Many parents of children with autism spectrum disorders (ASDs) report that behavior improves when their children eat a diet free of the proteins gluten and casein. Gluten is found primarily in wheat, barley and rye; casein, in dairy products. Last year, clinicians within Autism Speaks Autism Treatment Network (ATN) investigated the issue and found insufficient evidence of clear benefit. We called for clinical studies, and these studies are now underway.

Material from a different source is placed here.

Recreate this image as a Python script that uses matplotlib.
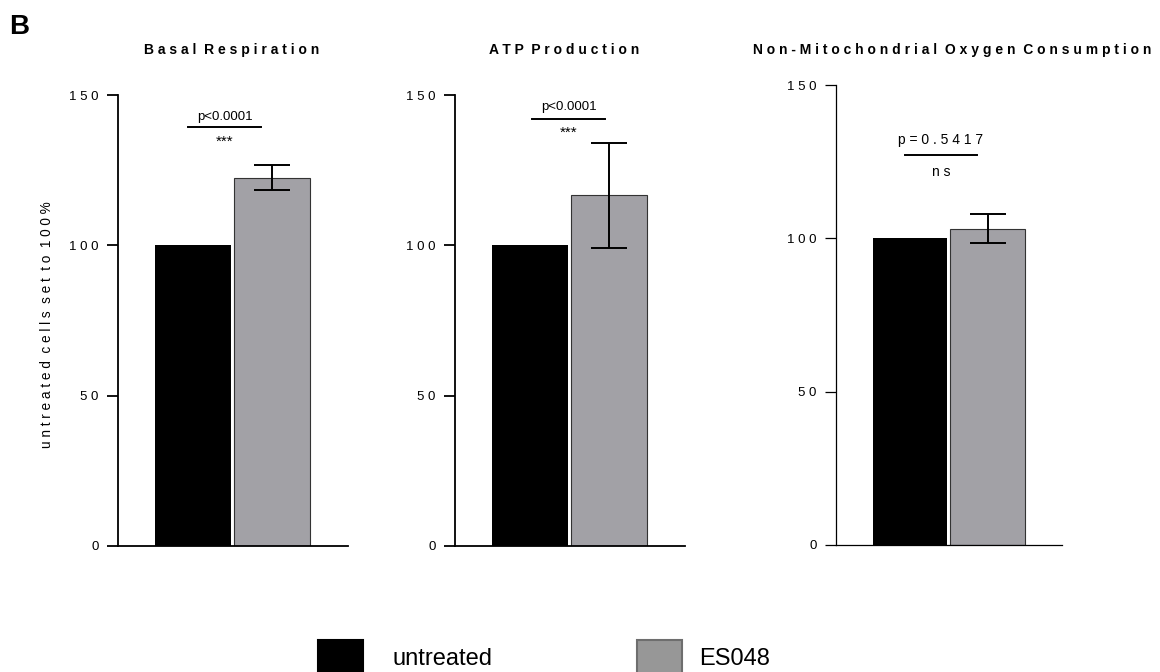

While we’re awaiting the results, it’s reasonable to ask what harm could result from trying a casein-gluten-free diet. Certainly, dietary changes can be worth investigating and trying, and many parents report improvements in behavior. However, until more clinical studies are completed and more evidence of safety and benefit is available, parents who place their child on a casein-gluten-free diet need to take extra steps to ensure they do so in a safe and reliable manner.
First, when parents decide to try a casein-gluten-free diet for their child, I strongly urge them to consult with a dietary counselor such as a nutritionist or dietician. Although it’s easy to find casein-gluten-free dietary plans on the Internet, few parents—or physicians—have the experience and knowledge to determine whether a child’s diet is providing all the necessary requirements for normal growth and development. Keep in mind that foods containing gluten and casein are major sources of protein as well as essential vitamins and minerals such as vitamin D, calcium, and zinc.
I recommend that parents bring the nutritionist or dietician a 3- to 5-day dietary history for their child (writing down what was eaten and how much) and have this reviewed to determine whether there is a real risk for nutritional deficiency. The nutritionist or dietician can then work with the family to add foods or supplements that address potential gaps in nutrition.
After establishing a plan for a safe and complete diet, I encourage parents to set up a reliable way to measure their child’s response to the diet. This should start before the diet is begun, with a list of the specific behaviors that the family would like to see improve. Examples might include angry outbursts, inability to sit quietly during class, problems sleeping at night, or not speaking to others.
Next recruit teachers, therapists, babysitters, and others outside the family to help you objectively monitor these targeted behaviors and verify your perception of changes. If you reach a consensus that improvements are occurring, continuing the diet may be worth the cost and effort.
However, one should still question whether the improvements are due to the removal of all gluten and casein from the diet. The changes might be due to removal of just one of these proteins. For example, some parents report improvement with a casein-free diet, and others report improvements with gluten-free diets.
In fact, the behavioral changes may be due to dietary changes other than the removal of casein or gluten. For example, the improvement might be due to the fact that the new diet replaces processed foods high in sugar and fat with healthier foods such as whole grain rice, fruits, and vegetables.
These alternative explanations are important to consider because a strict casein-gluten free diet requires hard work and can be costly. For example, it may be difficult for your child to eat from the menus in a school cafeteria or restaurant. Birthday parties present another challenge. As a parent, you’ll likely be faced with the task of sending or bringing special meals and treats when your child eats away from home.
Autism Speaks ATN continues to support research and clinical improvement endeavors on nutritional and on gastrointestinal issues associated with autism through the HRSA-funded Autism Intervention Network for Physical Health.